高橋▶ 国民は、復興予算25兆を長期に渡って負担していくことを覚悟しました。これは仕方ない、この状況の中で、あの予算については必要な行為だ、とみんなが感じたと思います。ところが、ふたを開けてみると、まったく国民が思っているところに使われていない。多くの国民は、福島原発で今後子どもたちが放射能で被害を受けるということがあるならば、これをなんとかしてあげるべきだ、というのは共感できると思います。子どもたちを守りたいと思うのは、多分1ミリシーベルトがどうのという議論を超えた思いです。ところが、まったくそこに予算が付いていない、また、箱物みたいなことになっている、これはどうなのでしょうか。
川内▶ 行政としての霞ヶ関、あるいは自治体は、ある基準を決めて、「20ミリシーベルトまでは大丈夫」「戻ってきて、ここで暮らしてください、なぜなら大丈夫だからです。問題ありません」と、そういうことしかないわけです。そこには、住民の皆さんの思いは無関係な論理しかないわけです。
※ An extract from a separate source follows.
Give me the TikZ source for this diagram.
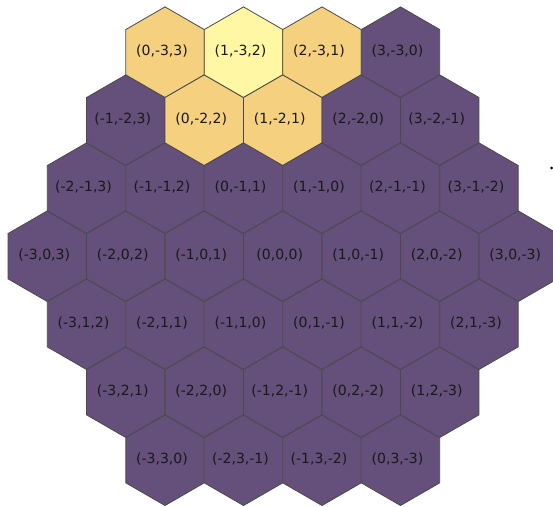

「低線量被ばくの影響はありますよ、データがないから分からないですよ」ということを、きちんと説明したうえで、「じゃあ避難しますか、残りますか」と一人一人の人に自由に選択してもらう、そして移住することを選ぶ人にはきちんと支援をする、残る方にも支援をする、というというのが、私は本来の意味での復興・復旧支援だと思うのです。
しかし、今のあり方、体制というものはまったくそうなってはいません。道路を作り直しましょう、橋を掛け直しましょう、堤防を強化しましょう、ということで、本来被災者のみなさんが望む方向には、残念ながらなってはいない。
高橋▶ 被災者と支えていこうとする日本国民の気持ちとは、むしろ反対の方に行ってしまっている。
川内▶ そのとおりです。だから、現在たいへんな問題になっている復興庁の水野参事官のような問題が起こるのです。「復興庁は、ひとりひとりの被害者、被災者、避難者の要望や要請を聞き支援する役所ではないのだ。自治体支援の窓口なのだ」というのが彼らの言い分で、だからあのような暴言につながるのです。
< 解説 >
低線量被ばく、あるいは内部被ばくに関するデータは、広島・長崎の原爆被ばくのデータからは削除されてきました。世界的な原子力発電所推進政策をある意味、科学的に補完する組織、ICRP(国際放射線防護委員会)の見識は、この文脈の中にあると批判されています。広島・長崎の「黒い雨」で有名になった内部被ばく問題は、すでに多くの裁判でその実態が明らかになっています。また、チェリノブイリ原発事故の被害でも、世界中にこの問題の深刻さが報告されています。しかし、科学の世界では依然、「はっきりしていない」という不毛な議論が続けられているのです。このインタビューでは、こうした背景を踏まえながらも、国が認めている枠組みの延長上ですら矛盾があることを議論しています。